## start

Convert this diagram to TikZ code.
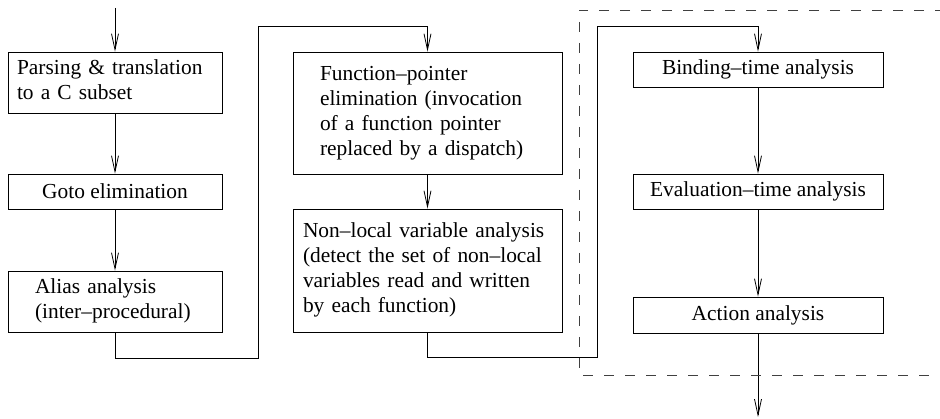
\documentclass[tikz,border=0pt]{standalone}
\usepackage{fontspec}
\setmainfont{Liberation Serif}
\usetikzlibrary{arrows.meta}
\begin{document}
\begin{tikzpicture}[x=1pt,y=-1pt,
  box/.style={draw, line width=0.8pt, inner ysep=0pt, font=\fontsize{21.4}{25}\selectfont},
  onebox/.style={box, minimum width=#1, minimum height=35pt, inner xsep=0pt, align=center},
  multibox/.style n args={4}{box, minimum height=#2, text width=#3, inner xsep=#4, align=left},
  conn/.style={line width=0.8pt, -{Straight Barb[length=16pt,width=7pt,line width=0.8pt]}},
  plain/.style={line width=0.8pt},
  region/.style={line width=0.8pt, draw=black!75, dash pattern=on 10pt off 11pt}
]
\useasboundingbox (0,0) rectangle (940,419);

% left column
\node[multibox={214pt}{61pt}{196pt}{9pt}] (p1) at (115,82.5)
  {\begin{tabular}{@{}l@{}}Parsing \& translation\\to a C subset\end{tabular}};
\node[onebox=214pt] (p2) at (115,191.5) {Goto elimination};
\node[multibox={214pt}{61pt}{160pt}{27pt}] (p3) at (115,301.5)
  {\begin{tabular}{@{}l@{}}Alias analysis\\(inter--procedural)\end{tabular}};

% middle column
\node[multibox={269pt}{122pt}{215pt}{27pt}] (p4) at (427.5,113)
  {\begin{tabular}{@{}l@{}}Function--pointer\\elimination (invocation\\of a function pointer\\replaced by a dispatch)\end{tabular}};
\node[multibox={269pt}{123pt}{249pt}{10pt}] (p5) at (427.5,270.5)
  {\begin{tabular}{@{}l@{}}Non--local variable analysis\\(detect the set of non--local\\variables read and written\\by each function)\end{tabular}};

% right column
\node[onebox=250pt] (p6) at (758,69.5) {Binding--time analysis};
\node[onebox=250pt] (p7) at (758,191.5) {Evaluation--time analysis};
\node[onebox=250pt, minimum height=36pt] (p8) at (758,315) {Action analysis};

% free ends and bends
\coordinate (in) at (115,8);
\coordinate (out) at (758,417);
\coordinate (c1) at (258,358);
\coordinate (c2) at (258,26);
\coordinate (c3) at (597,357);
\coordinate (c4) at (597,26);

% connectors
\draw[conn] (in) -- (p1.north);
\draw[conn] (p1) -- (p2);
\draw[conn] (p2) -- (p3);
\draw[conn] (p3.south) |- (c1) -- (c2) -| (p4.north);
\draw[conn] (p4) -- (p5);
\draw[conn] (p5.south) |- (c3) -- (c4) -| (p6.north);
\draw[conn] (p6) -- (p7);
\draw[conn] (p7) -- (p8);
\draw[conn] (p8) -- (out);

% dashed region
\coordinate (r1) at (945,10);
\coordinate (r2) at (579,10);
\coordinate (r3) at (579,375);
\coordinate (r4) at (945,375);
\draw[region] (r1) -- (r2) -- (r3) -- (r4);
\end{tikzpicture}
\end{document}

## end

* [Exercise details]: Return the material line for line, from its beginning to the line that contains "variable analysis\\(detect the", with the pictures left out.

* [Correct result]:
Convert this diagram to TikZ code.
\documentclass[tikz,border=0pt]{standalone}
\usepackage{fontspec}
\setmainfont{Liberation Serif}
\usetikzlibrary{arrows.meta}
\begin{document}
\begin{tikzpicture}[x=1pt,y=-1pt,
  box/.style={draw, line width=0.8pt, inner ysep=0pt, font=\fontsize{21.4}{25}\selectfont},
  onebox/.style={box, minimum width=#1, minimum height=35pt, inner xsep=0pt, align=center},
  multibox/.style n args={4}{box, minimum height=#2, text width=#3, inner xsep=#4, align=left},
  conn/.style={line width=0.8pt, -{Straight Barb[length=16pt,width=7pt,line width=0.8pt]}},
  plain/.style={line width=0.8pt},
  region/.style={line width=0.8pt, draw=black!75, dash pattern=on 10pt off 11pt}
]
\useasboundingbox (0,0) rectangle (940,419);

% left column
\node[multibox={214pt}{61pt}{196pt}{9pt}] (p1) at (115,82.5)
  {\begin{tabular}{@{}l@{}}Parsing \& translation\\to a C subset\end{tabular}};
\node[onebox=214pt] (p2) at (115,191.5) {Goto elimination};
\node[multibox={214pt}{61pt}{160pt}{27pt}] (p3) at (115,301.5)
  {\begin{tabular}{@{}l@{}}Alias analysis\\(inter--procedural)\end{tabular}};

% middle column
\node[multibox={269pt}{122pt}{215pt}{27pt}] (p4) at (427.5,113)
  {\begin{tabular}{@{}l@{}}Function--pointer\\elimination (invocation\\of a function pointer\\replaced by a dispatch)\end{tabular}};
\node[multibox={269pt}{123pt}{249pt}{10pt}] (p5) at (427.5,270.5)
  {\begin{tabular}{@{}l@{}}Non--local variable analysis\\(detect the set of non--local\\variables read and written\\by each function)\end{tabular}};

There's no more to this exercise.